Research Chair, Geriatric Emergency Medicine
Schwartz/Reisman Emergency Medicine Institute
Toronto, Ontario, Canada
Dr. Jacques S. Lee was trained in Clinical Epidemiology at McGill University, completed a research fellowship under Dr. Ian Stiell after the wheel was invented but before cell phones.
He is an emergency physician, clinician scientist and the Inaugural Research Chair in Geriatric Emergency Medicine with the Schwartz-Reisman Emergency Medicine Institute (SREMI) based at Mount Sinai Hospital and an Associate Professor at the University of Toronto, Canada. At SREMI, Dr. Lee’s research is focused on Geriatric Emergency Medicine (GEM) as a means to improve the care of older people who need to use the Emergency Department (ED). The GEM program receives excellent support by Dr. Shelley McLeod, Dr. Bjug Borgundvaag and Dr. Don Melady.
Dr. Lee was recently awarded the Grant Innes Award as the highest rank research abstract at the 2022 Canadian Association of Emergency Physicians (CAEP) scientific meeting.

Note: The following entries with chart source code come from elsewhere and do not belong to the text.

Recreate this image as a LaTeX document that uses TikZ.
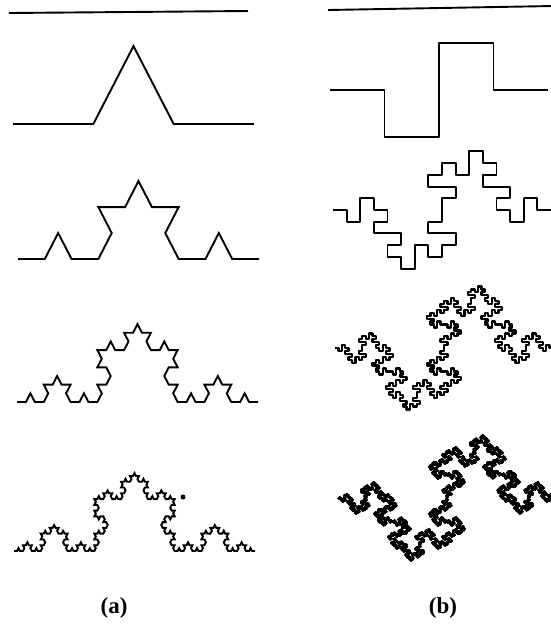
\documentclass[tikz,border=0pt]{standalone}
\usepackage{fontspec}
\setmainfont{Liberation Serif}
\usetikzlibrary{lindenmayersystems}

\pgfdeclarelindenmayersystem{koch}{
  \rule{F -> F+F--F+F}}
\pgfdeclarelindenmayersystem{quadkoch}{
  \rule{F -> F-F+F+FF-F-F+F}}

\tikzset{
  curve/.style={line width=1.9pt},
  thickcurve/.style={line width=2.4pt, line join=round},
  caption/.style={font=\fontsize{23}{26}\selectfont\bfseries}
}

\begin{document}
\begin{tikzpicture}[x=1pt,y=-1pt]
  \useasboundingbox (0,0) rectangle (551,630);
  \clip (0,0) rectangle (551,630);
  % (a) koch curve, orders 0 to 4
  \draw[curve] (9,13) -- (248,11);
  \foreach \n/\xs/\ys in {1/13/124, 2/18/259, 3/17/402, 4/14/551} {
    \pgfmathsetmacro\st{241/3^\n}
    \begin{scope}[shift={(\xs,\ys)}, yscale=1.12]
      \draw[curve, lindenmayer system={koch, axiom=F, order=\n, angle=60, step=\st pt}]
        (0,0) lindenmayer system;
    \end{scope}
  }
  \fill (183,497) circle (2.5);
  % (b) quadratic koch curve, orders 0 to 4
  \draw[curve] (328,10) -- (553,6);
  \foreach \n/\xs/\ys/\lw in {1/330/90/1.9, 2/333/210/1.9, 3/335/348/2.3, 4/338/498/2.8} {
    \pgfmathsetmacro\st{218/4^\n}
    \begin{scope}[shift={(\xs,\ys)}, yscale=0.86]
      \draw[thickcurve, line width=\lw pt, lindenmayer system={quadkoch, axiom=F, order=\n, angle=90, step=\st pt}]
        (0,0) lindenmayer system;
    \end{scope}
  }
  % captions
  \node[caption] (capa) at (114,608) {(a)};
  \node[caption] (capb) at (443,608) {(b)};
\end{tikzpicture}
\end{document}
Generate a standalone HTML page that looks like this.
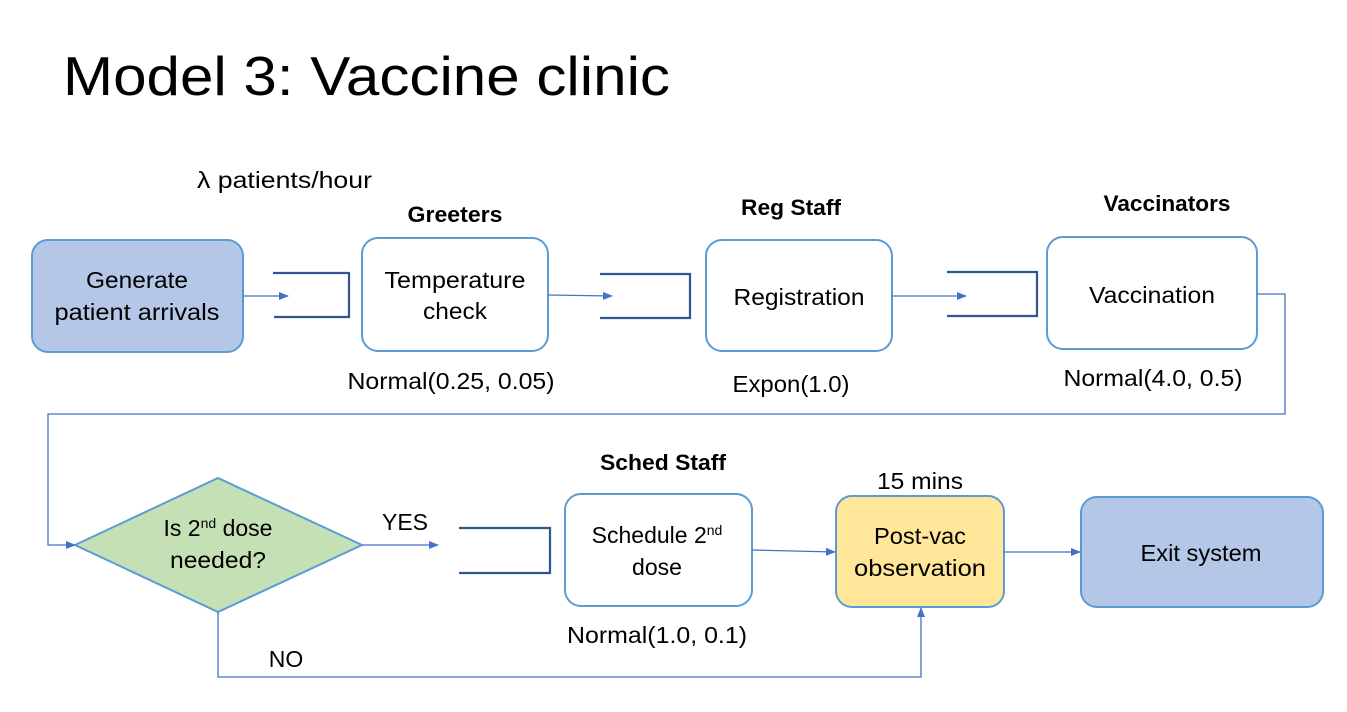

Delirium is the primary focus of his research
This includes the diagnosis and recognition, prevention and pathophysiology of delirium
Diagnosis and recognition: Dr Lee leads a team that are developing technology including gait trackers and ”serious games” to recognize and prevent delirium in the ED.
Prevention: Dr. Lee recently completed a multicenter stepped-wedge cluster randomized clinical trial that recruited over 800 older people to assess whether a knowledge-to-practice intervention to train ED physicians to perform Point-of-Care Ultrasound Guided regional anesthesia can reduce incident delirium in older people with hip fractures.
Pathophysiology
Dr. Lee was recently awarded a 5 year operating grant to lead a team clinicians and basic scientist to better understand the underlying mechanisms leading to delirium and ultimately develop diagnostic biomarker tests.
In response to COVID-19, Dr. Lee was also recently funded to study social isolation and loneliness due to necessary physical distancing. He is completing a randomized clinical trial of the use of the HOW RU? Intervention developed by Dr. Judith Lowthian at the Bolton Clarke Institute in Melbourne, Australia.